2 Poems | Lindsey Lucas

Archaeology

From the stacks of crumbling
water-warped pages
on my grandpa’s basement shelves
I uncovered and brushed off
a thin clinging layer
of dust and cherry cigar smoke
from a pile of yellow-edged
National Geographics.
They were like Incan mummies
preserved in that dark space,
their spines unbroken,
wrapped with spice and holding
new discoveries like
small treasures in their shriveled
paper-thin hands.
I sifted through them,
marveling at the glossy photos
of haunting eyes and street-corners.
My future was full of shutters
and frozen smiles, full
of markets and dusty feet,
fresh figs and carved elephants.
The covers slowly lost
their sharp corners and colors,
the yellow fading to soft gold
in the bright light of my room.
The knee-high pile leaned against
my bed until I was old enough
to drive past airports.

 

After My Sister’s Diagnosis

My hands grip
the wheel at ten & two.
Hers perch on the edge
of the faux leather seat,
and tap restless fingers.
We lose the radio
to the distance,
station after station.

We were never
good at peering through
the fog.
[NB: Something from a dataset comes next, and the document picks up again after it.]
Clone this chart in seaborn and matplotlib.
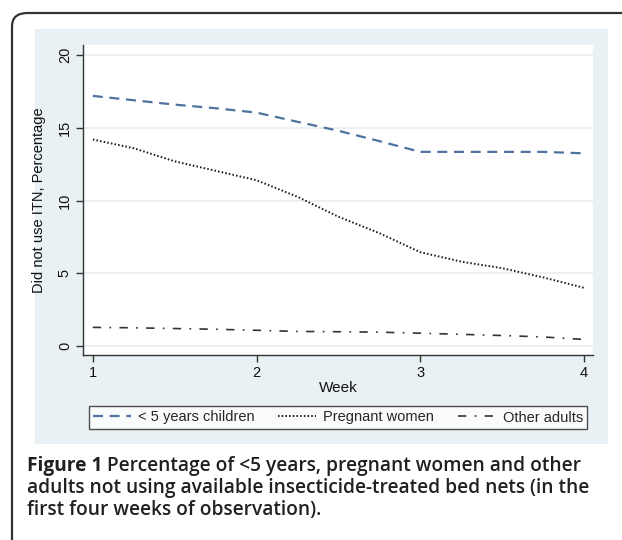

We were never
warm and loose-tongued.
We never spoke low
or risked truer words
in that cold.

My sister leans away,
presses her fingers
to the glass.
We pass columned
fields of windmills,
brushed with wild
blue chicory edges.

The sun throws
a heavy blade-shadow
over the two-lane road
for a moment.

She ventures into the quiet,
says she understands
Don Quixote,
now.

————
Lindsey Lucas is a recent graduate of Missouri Western State University with a double major in English literature and creative writing & publishing. For two years, she served as the web and social media editor for The Mochila Review, a national undergraduate literary journal, and Canvas, an on-campus journal. She writes poetry, drinks coffee in the morning and tea at night, and is an editorial intern for Sundress Publications.

“Archaeology” was previously published in The Blue Route’s January issue.